Monday, June 30, 2014

Re-reading my other blog post has made me realize that no matter what, Patrick is and was the b-kawk! to my sexy chicken. Although I wasn't happy with some aspects of our relationship, I still feel deeply for him and I think he feels the same way. Also, I should have communicated about the things that made me uncomfortable, instead of keeping them inside like I always do. Well hopefully in the future I'll be able to communicate better so that if Patrick and I do get the chance to be together again I can prevent these feelings of regret.

Ugh. I know I've said this a million times and that he's only been gone one day, but fuck nuts I miss him already. I should keep a list of all the clothes I cried into and wiped my nose on. So far I'm at two shirts and a washcloth. Well, at least I know he exists. He's surfing probably right now, reading books and eating eggs with sweet potatoes for breakfast. I actually feel a little better now, remembering the times we spent together.

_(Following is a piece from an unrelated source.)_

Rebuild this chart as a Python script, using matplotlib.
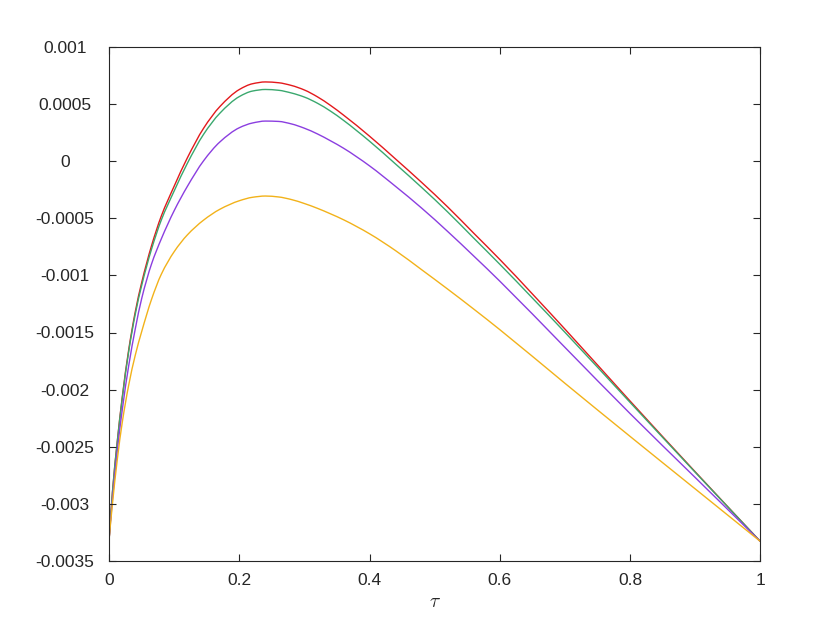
import numpy as np
import matplotlib.pyplot as plt
from matplotlib.path import Path
from matplotlib.patches import PathPatch

plt.rcParams['font.family'] = ['Liberation Sans', 'DejaVu Sans']
plt.rcParams['mathtext.fontset'] = 'cm'

# tau grid and the four curves
tau = [0, 0.005, 0.0125, 0.02, 0.03, 0.04, 0.05, 0.065, 0.08, 0.1, 0.12, 0.145,
       0.17, 0.2, 0.22, 0.24, 0.26, 0.28, 0.3, 0.32, 0.34, 0.36, 0.4, 0.44,
       0.48, 0.52, 0.56, 0.6, 0.7, 0.8, 0.9, 1.0]

red = [-0.0033, -0.0029, -0.00245, -0.00207, -0.00165, -0.00132, -0.00106, -0.00074,
       -0.00048, -0.000215, 0.00003, 0.00029, 0.00048, 0.00063, 0.00068, 0.000696,
       0.000689, 0.000665, 0.000625, 0.000565, 0.00049, 0.000405, 0.00022, 0.00002,
       -0.000185, -0.0004, -0.00063, -0.00086, -0.00147, -0.0021, -0.00272, -0.00333]

green = [-0.0033, -0.0029, -0.002455, -0.00208, -0.001665, -0.00134, -0.001085, -0.00077,
         -0.000515, -0.000257, -0.000018, 0.000237, 0.000422, 0.000568, 0.000616, 0.00063,
         0.000623, 0.000599, 0.000563, 0.000509, 0.00044, 0.000359, 0.000176, -0.000024,
         -0.000229, -0.000444, -0.000673, -0.000902, -0.001498, -0.002112, -0.002724, -0.00333]

purple = [-0.0033, -0.00296, -0.00253, -0.00218, -0.00179, -0.00147, -0.0012, -0.0009,
          -0.00068, -0.00043, -0.00022, 0.000005, 0.00017, 0.000295, 0.000336, 0.000353,
          0.00035, 0.000328, 0.00029, 0.00024, 0.00018, 0.000115, -0.00004, -0.00022,
          -0.00041, -0.000615, -0.00083, -0.00105, -0.00163, -0.00221, -0.00277, -0.00333]

orange = [-0.0033, -0.003, -0.00261, -0.00229, -0.00196, -0.0017, -0.00149, -0.00121,
          -0.00099, -0.00079, -0.000645, -0.000515, -0.00042, -0.000345, -0.000315, -0.000304,
          -0.000312, -0.000335, -0.00037, -0.000412, -0.00046, -0.000512, -0.000635, -0.000783,
          -0.00095, -0.00112, -0.001295, -0.001475, -0.001945, -0.00241, -0.00287, -0.00333]

xticks = [0, 0.2, 0.4, 0.6, 0.8, 1]
xlabels = ['0', '0.2', '0.4', '0.6', '0.8', '1']
yticks = [0.001, 0.0005, 0, -0.0005, -0.001, -0.0015, -0.002, -0.0025, -0.003, -0.0035]
ylabels = ['0.001', '0.0005', '0', '-0.0005', '-0.001', '-0.0015', '-0.002',
           '-0.0025', '-0.003', '-0.0035']


def smooth_path(x, y):
    # monotone cubic (Fritsch-Carlson) drawn as bezier segments through the points
    x = np.asarray(x, float)
    y = np.asarray(y, float)
    h = np.diff(x)
    d = np.diff(y) / h
    m = np.zeros_like(y)
    m[0], m[-1] = d[0], d[-1]
    for i in range(1, len(x) - 1):
        if d[i - 1] * d[i] > 0:
            w1 = 2 * h[i] + h[i - 1]
            w2 = h[i] + 2 * h[i - 1]
            m[i] = (w1 + w2) / (w1 / d[i - 1] + w2 / d[i])
    verts = [(x[0], y[0])]
    codes = [Path.MOVETO]
    for i in range(len(x) - 1):
        verts += [(x[i] + h[i] / 3, y[i] + m[i] * h[i] / 3),
                  (x[i + 1] - h[i] / 3, y[i + 1] - m[i + 1] * h[i] / 3),
                  (x[i + 1], y[i + 1])]
        codes += [Path.CURVE4] * 3
    return Path(verts, codes)


fig = plt.figure(figsize=(8.4, 6.3), dpi=100)
ax = fig.add_axes([0.13, 0.11, 0.775, 0.815])

for vals, col in [(red, '#e3191c'), (green, '#3aa86e'),
                  (purple, '#8b3ee0'), (orange, '#f2b21a')]:
    ax.add_patch(PathPatch(smooth_path(tau, vals), facecolor='none',
                           edgecolor=col, lw=1.0, clip_on=True))

ax.set_xlim(0, 1)
ax.set_ylim(-0.0035, 0.001)
ax.set_xticks(xticks)
ax.set_xticklabels(xlabels)
ax.set_yticks(yticks)
ax.set_yticklabels(ylabels, ha='center')

dark = '#262626'
for s in ax.spines.values():
    s.set_color(dark)
    s.set_linewidth(0.8)
ax.tick_params(axis='both', direction='in', top=True, right=True, length=4.7,
               width=0.8, color=dark, labelcolor=dark, labelsize=12.5)
ax.tick_params(axis='y', pad=32)
ax.tick_params(axis='x', pad=9)

ax.set_xlabel(r'$\tau$', fontsize=14, color=dark, labelpad=4)

fig.savefig('out.png', dpi=100)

Something sort of strange is that we couldn't sleep well together. We'd start out great, comfortable, then wake up two or three times, then back to sleep and wake up less than refreshed. What I like about it though is that sometimes I'd roll over on my side and he would spoon me back to sleep. As soon as he woke up, he'd get water and then make us breakfast.

That reminds me, I still owe him fish tacos! We made some and he said they sounded delicious, so I offered to make him some and completely forgot. If he still wants me to visit him, I'll make them for him then. With Salmon, because he loves it.

Blogging really helps me reflect, it's a shame that so often I forget to do it.